2022年12月9日 (金) 08:44時点における最新版

とくがわいえやす/徳川家康

天文一一年(一五四二)一二月二六日—元和二年(一六一六)四月一七日。江戸幕府初代将軍で慶長八年(一六〇三)—同一〇年在職。父は三河国岡崎の城主松平広忠、母は於大おだい法名伝通院殿)。幼名は竹千代。幼少の頃から今川氏の領国である駿河国駿府に送られ、一九歳までそこで過ごした。その間元服し、名を元信、ついで元康と称した。永禄三年(一五六〇)桶狭間の戦いで今川義元が織田信長に討たれると、岡崎に戻り、松平家の菩提寺大樹寺にある先祖の墓前で自害しようとしたが、住職である登誉天室に思い止められ、「厭離穢土 欣求浄土」の旗印を授けられた逸話は有名。その後、今川氏からの離脱を図り、元康から家康と改名し、織田信長と提携して大名としての実力を蓄えていく。天正一〇年(一五八二)、本能寺の変で織田信長が討たれると、勢力を増した羽柴秀吉と対立するが、同一四年に臣下の礼をとり、秀吉が小田原の後北条氏を討つと、その旧領を与えられ、同一八年江戸城に入った。豊臣政権の中では前田利家とともに秀吉を補佐したが、慶長三年(一五九八)・四年に両者が相次いで没すると、独自の動きを示すようになり、同五年対立した石田三成を関ヶ原で破り、実質的に天下を手中に収めた。同八年征夷大将軍に任ぜられ、江戸幕府を開く。

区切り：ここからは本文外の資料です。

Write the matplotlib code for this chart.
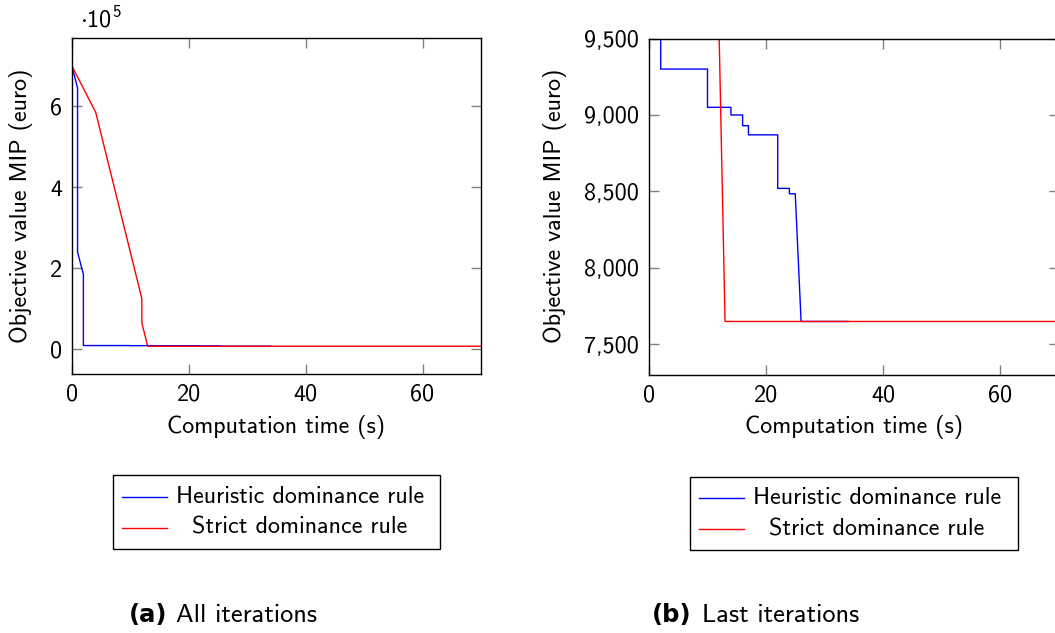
import matplotlib
matplotlib.use("Agg")
import matplotlib.pyplot as plt
from matplotlib.lines import Line2D
from matplotlib.patches import Rectangle
from matplotlib.ticker import FuncFormatter

# data (time in s, objective in euro)
heur_t = [0, 1, 1, 2, 2, 10, 10, 14, 14, 16, 16, 17, 17, 22, 22, 24, 24, 25, 26, 34]
heur_v = [700000, 645000, 240000, 185000, 9300, 9300, 9050, 9050, 9000, 9000,
          8930, 8930, 8870, 8870, 8520, 8520, 8485, 8485, 7650, 7650]

strict_t_all = [0, 4.1, 12, 12, 13, 70]
strict_v_all = [700000, 585000, 125000, 65000, 7650, 7650]

strict_t_last = [12, 13, 70]
strict_v_last = [9500, 7650, 7650]

legend_labels = ["Heuristic dominance rule", "Strict dominance rule"]
captions = [("(a)", "All iterations"), ("(b)", "Last iterations")]

W, H = 1055, 633
FS = 17.3

plt.rcParams["font.family"] = ["cmss10", "DejaVu Sans"]
plt.rcParams["mathtext.fontset"] = "custom"
plt.rcParams["mathtext.rm"] = "cmss10"
plt.rcParams["mathtext.default"] = "regular"
plt.rcParams["axes.unicode_minus"] = False
plt.rcParams["font.size"] = FS


def px(x, y):
    return x / W, 1 - y / H


fig = plt.figure(figsize=(W / 100, H / 100), dpi=100)


def make_axes(left, top, right, bottom):
    x0, y0 = px(left, bottom)
    x1, y1 = px(right, top)
    ax = fig.add_axes([x0, y0, x1 - x0, y1 - y0])
    ax.tick_params(direction="in", length=7, width=1, color="#808080",
                   top=True, right=True, labelsize=FS)
    ax.tick_params(axis="x", pad=7)
    ax.tick_params(axis="y", pad=7)
    for s in ax.spines.values():
        s.set_linewidth(1)
    return ax


# (a) all iterations
ax1 = make_axes(71.7, 37.5, 481, 374)
ax1.plot(heur_t, heur_v, color="blue", lw=1)
ax1.plot(strict_t_all, strict_v_all, color="red", lw=1)
ax1.set_xlim(0, 70)
ax1.set_ylim(-0.609e5, 7.694e5)
ax1.set_xticks([0, 20, 40, 60])
ax1.set_yticks([0, 2e5, 4e5, 6e5])
ax1.yaxis.set_major_formatter(FuncFormatter(lambda v, p: f"{v / 1e5:.0f}"))
fig.text(*px(80, 28), r"$\cdot10^{5}$", fontsize=FS, va="baseline", ha="left")

# (b) last iterations
ax2 = make_axes(649, 38.5, 1058.5, 375)
ax2.plot(heur_t, heur_v, color="blue", lw=1)
ax2.plot(strict_t_last, strict_v_last, color="red", lw=1)
ax2.set_xlim(0, 70)
ax2.set_ylim(7300, 9500)
ax2.set_xticks([0, 20, 40, 60])
ax2.set_yticks([7500, 8000, 8500, 9000, 9500])
ax2.yaxis.set_major_formatter(FuncFormatter(lambda v, p: f"{v:,.0f}"))

# axis labels
for cx, ylx in [(276, 21.5), (853.7, 555)]:
    fig.text(*px(cx, 427), "Computation time (s)", ha="center", va="center", fontsize=FS)
    fig.text(*px(ylx, 206), "Objective value MIP (euro)", ha="center", va="center",
             rotation=90, fontsize=FS)


# legends, drawn by hand so the entries are centred like pgfplots
def draw_legend(box, line_x, rows_y, text_cx):
    x0, y0 = px(box[0], box[3])
    x1, y1 = px(box[2], box[1])
    fig.patches.append(Rectangle((x0, y0), x1 - x0, y1 - y0, transform=fig.transFigure,
                                 fill=False, edgecolor="black", lw=1))
    for label, col, yy in zip(legend_labels, ["blue", "red"], rows_y):
        a, b = px(line_x[0], yy)
        c, _ = px(line_x[1], yy)
        fig.add_artist(Line2D([a, c], [b, b], color=col, lw=1, transform=fig.transFigure))
        fig.text(*px(text_cx, yy), label, ha="center", va="center", fontsize=FS)


draw_legend((113, 475, 440, 548.5), (122, 167), (496.7, 527.7), 300)
draw_legend((690, 476.5, 1017.5, 549.5), (699, 744), (497.7, 529), 877)

# captions
for (tag, text), xtag in zip(captions, [(167, 176), (692, 702)]):
    fig.text(*px(xtag[0], 621.7), tag, ha="right", va="baseline", fontsize=17.5,
             family="DejaVu Sans", weight="bold")
    fig.text(*px(xtag[1], 621.7), text, ha="left", va="baseline", fontsize=19)

fig.savefig("out.png", dpi=100)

元和元年(一六一五)、大坂夏の陣で豊臣家を亡ぼし幕府の支配を安泰なものとした。翌二年四月一七日、駿府城で病死すると、遺体は久能山に吉田神道で葬られ、位牌が岡崎大樹寺に祀られ、江戸の増上寺にも仏式の廟が作られた。元和元年発布の「浄土宗法度」は江戸時代の浄土宗に大きな影響を与えた。政治上は特定の宗派に偏らなかったが、個人的には代々浄土宗信者で、母の葬儀は知恩院で行い、江戸に伝通院を建立し、また晩年の日課として「南無阿弥陀仏」と記した自筆の日課念仏が残されている。